- _WHAT THE EXERCISE ASKS_
Retype word for word the first line of the listing and each line after it up to the line with "s12_ticks = [0, 20, 40, 60, 80, 100, 120, 140, 160]", with the pictures taken out.

====

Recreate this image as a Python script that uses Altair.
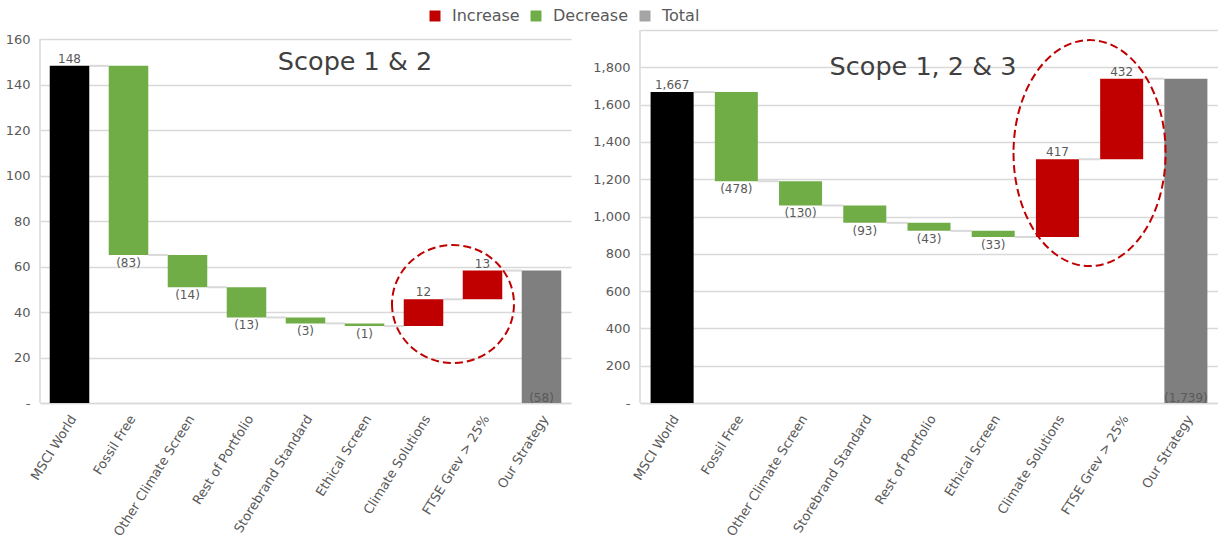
import altair as alt
import pandas as pd

FONT = "DejaVu Sans"
TEXT_GREY = "#595959"
GRID_GREY = "#d9d9d9"
RING_RED = "#C00000"

# Scope 1 & 2 emissions bridge (start value followed by step changes)
s12_categories = [
    "MSCI World", "Fossil Free", "Other Climate Screen", "Rest of Portfolio",
    "Storebrand Standard", "Ethical Screen", "Climate Solutions",
    "FTSE Grev > 25%", "Our Strategy",
]
s12_values = [148.2, -83.1, -14.2, -13.3, -2.6, -1.2, 11.8, 12.6]
s12_ticks = [0, 20, 40, 60, 80, 100, 120, 140, 160]

# Scope 1, 2 & 3 emissions bridge
s123_categories = [
    "MSCI World", "Fossil Free", "Other Climate Screen", "Storebrand Standard",
    "Rest of Portfolio", "Ethical Screen", "Climate Solutions",
    "FTSE Grev > 25%", "Our Strategy",
]
s123_values = [1667, -478, -130, -93, -43, -33, 417, 432]
s123_ticks = [0, 200, 400, 600, 800, 1000, 1200, 1400, 1600, 1800, 2000]

kind_domain = ["Increase", "Decrease", "Total", "Start", "End"]
kind_colors = ["#C00000", "#70AD47", "#A5A5A5", "#000000", "#7F7F7F"]
legend_entries = ["Increase", "Decrease", "Total"]


def fmt(v):
    return f"{round(abs(v)):,}"


def waterfall_frames(categories, values):
    bars, links = [], []
    level = 0.0
    for i, v in enumerate(values):
        if i == 0:
            kind, lo, hi, label = "Start", 0.0, v, fmt(v)
            level = v
        else:
            start = level
            level = level + v
            kind = "Increase" if v > 0 else "Decrease"
            lo, hi = min(start, level), max(start, level)
            label = fmt(v) if v > 0 else f"({fmt(v)})"
        bars.append(dict(cat=categories[i], kind=kind, lo=lo, hi=hi, label=label))
        links.append(dict(cat=categories[i], nxt=categories[i + 1], level=level))
    bars.append(dict(cat=categories[-1], kind="End", lo=0.0, hi=level,
                     label=f"({fmt(level)})"))
    return pd.DataFrame(bars), pd.DataFrame(links)


def panel(categories, values, y_max, ticks, width, height, heading, heading_x,
          heading_y, ring_anchor, ring_level, ring_shape, ring_size):
    bars, links = waterfall_frames(categories, values)
    top = ticks[-1]
    step = width / len(categories)
    label_expr = (f"datum.value == 0 ? '-' : datum.value >= {y_max} ? '' : "
                  "format(datum.value, ',')")

    x_scale = alt.Scale(domain=categories, paddingInner=0.33, paddingOuter=0.165)
    y_scale = alt.Scale(domain=[0, y_max], nice=False, zero=True)

    x_axis = alt.Axis(labelAngle=-58, ticks=False, domain=True, domainColor=GRID_GREY,
                      domainWidth=1.5, labelFontSize=13, labelColor=TEXT_GREY,
                      labelPadding=13, labelOffset=4, labelOverlap=False,
                      labelLimit=300, grid=False, labelFont=FONT)
    y_axis = alt.Axis(values=ticks, tickCount=len(ticks) + 5, labelExpr=label_expr,
                      grid=True, gridColor=GRID_GREY, gridWidth=1.5, domain=False,
                      ticks=False, labelPadding=10, labelOverlap=False,
                      labelFontSize=13, labelColor=TEXT_GREY, labelFont=FONT)

    base = alt.Chart(bars)
    bar_layer = base.mark_bar().encode(
        x=alt.X("cat:N", scale=x_scale, axis=x_axis, title=None),
        y=alt.Y("lo:Q", scale=y_scale, axis=y_axis, title=None),
        y2="hi:Q",
        color=alt.Color(
            "kind:N",
            scale=alt.Scale(domain=kind_domain, range=kind_colors),
            legend=alt.Legend(
                values=legend_entries, orient="none", legendX=387, legendY=-22,
                direction="horizontal", title=None, symbolType="square",
                symbolSize=121, symbolStrokeWidth=0, labelFontSize=16,
                labelColor=TEXT_GREY, labelFont=FONT, labelOffset=9,
                columnPadding=8, padding=0,
            ),
        ),
    )

    text_style = dict(fontSize=12, color=TEXT_GREY, font=FONT)
    above = base.transform_filter(
        "datum.kind == 'Start' || datum.kind == 'Increase'"
    ).mark_text(baseline="bottom", dy=0, **text_style).encode(
        x=alt.X("cat:N", title=None), y=alt.Y("hi:Q", title=None), text="label:N")
    below = base.transform_filter("datum.kind == 'Decrease'").mark_text(
        baseline="top", dy=3, **text_style).encode(
        x=alt.X("cat:N", title=None), y=alt.Y("lo:Q", title=None), text="label:N")
    ending = base.transform_filter("datum.kind == 'End'").mark_text(
        baseline="bottom", dy=2, **text_style).encode(
        x=alt.X("cat:N", title=None), y=alt.Y("lo:Q", title=None), text="label:N")

    link_layer = alt.Chart(links).mark_rule(color=GRID_GREY, strokeWidth=2).encode(
        x=alt.X("cat:N", bandPosition=1, title=None),
        x2=alt.X2("nxt:N", bandPosition=0),
        y=alt.Y("level:Q", title=None),
    )

    axis_line = alt.Chart(pd.DataFrame({"v": [0]})).mark_rule(
        color=GRID_GREY, strokeWidth=1.5).encode(
        x=alt.value(0), y=alt.datum(0), y2=alt.datum(top))

    # ring drawn around the two positive steps, centred on the gap between them
    ring = alt.Chart(pd.DataFrame({"cat": [ring_anchor], "level": [ring_level]})).mark_point(
        shape=ring_shape, size=ring_size, filled=False, stroke=RING_RED,
        strokeWidth=2, strokeDash=[8, 4], opacity=1, xOffset=step / 2,
    ).encode(
        x=alt.X("cat:N", title=None),
        y=alt.Y("level:Q", title=None),
    )

    heading_layer = alt.Chart(pd.DataFrame({"t": [heading]})).mark_text(
        fontSize=25.5, color="#404040", font=FONT, align="center", baseline="middle",
    ).encode(x=alt.value(heading_x), y=alt.value(heading_y), text="t:N")

    return alt.layer(
        link_layer, axis_line, bar_layer, above, below, ending, ring, heading_layer
    ).properties(width=width, height=height)


left = panel(
    s12_categories, s12_values, y_max=163.96, ticks=s12_ticks, width=531, height=373,
    heading="Scope 1 & 2", heading_x=315, heading_y=32,
    ring_anchor="Climate Solutions", ring_level=43.5,
    ring_shape="M -1 0 A 1 0.967 0 1 0 1 0 A 1 0.967 0 1 0 -1 0 Z",
    ring_size=122 * 122,
)
right = panel(
    s123_categories, s123_values, y_max=2000, ticks=s123_ticks, width=578, height=373,
    heading="Scope 1, 2 & 3", heading_x=283, heading_y=37,
    ring_anchor="Climate Solutions", ring_level=1340,
    ring_shape="M -0.673 0 A 0.673 1 0 1 0 0.673 0 A 0.673 1 0 1 0 -0.673 0 Z",
    ring_size=226 * 226,
)

chart = alt.hconcat(left, right, spacing=21).resolve_scale(
    x="independent", y="independent", color="shared"
).properties(
    padding={"left": 5, "top": 8, "right": 0, "bottom": 0}
).configure_view(strokeWidth=0)

chart.save("out.html", embed_options={"renderer": "svg", "actions": False})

====

- _RESULT BELOW_
Recreate this image as a Python script that uses Altair.
import altair as alt
import pandas as pd

FONT = "DejaVu Sans"
TEXT_GREY = "#595959"
GRID_GREY = "#d9d9d9"
RING_RED = "#C00000"

# Scope 1 & 2 emissions bridge (start value followed by step changes)
s12_categories = [
    "MSCI World", "Fossil Free", "Other Climate Screen", "Rest of Portfolio",
    "Storebrand Standard", "Ethical Screen", "Climate Solutions",
    "FTSE Grev > 25%", "Our Strategy",
]
s12_values = [148.2, -83.1, -14.2, -13.3, -2.6, -1.2, 11.8, 12.6]
s12_ticks = [0, 20, 40, 60, 80, 100, 120, 140, 160]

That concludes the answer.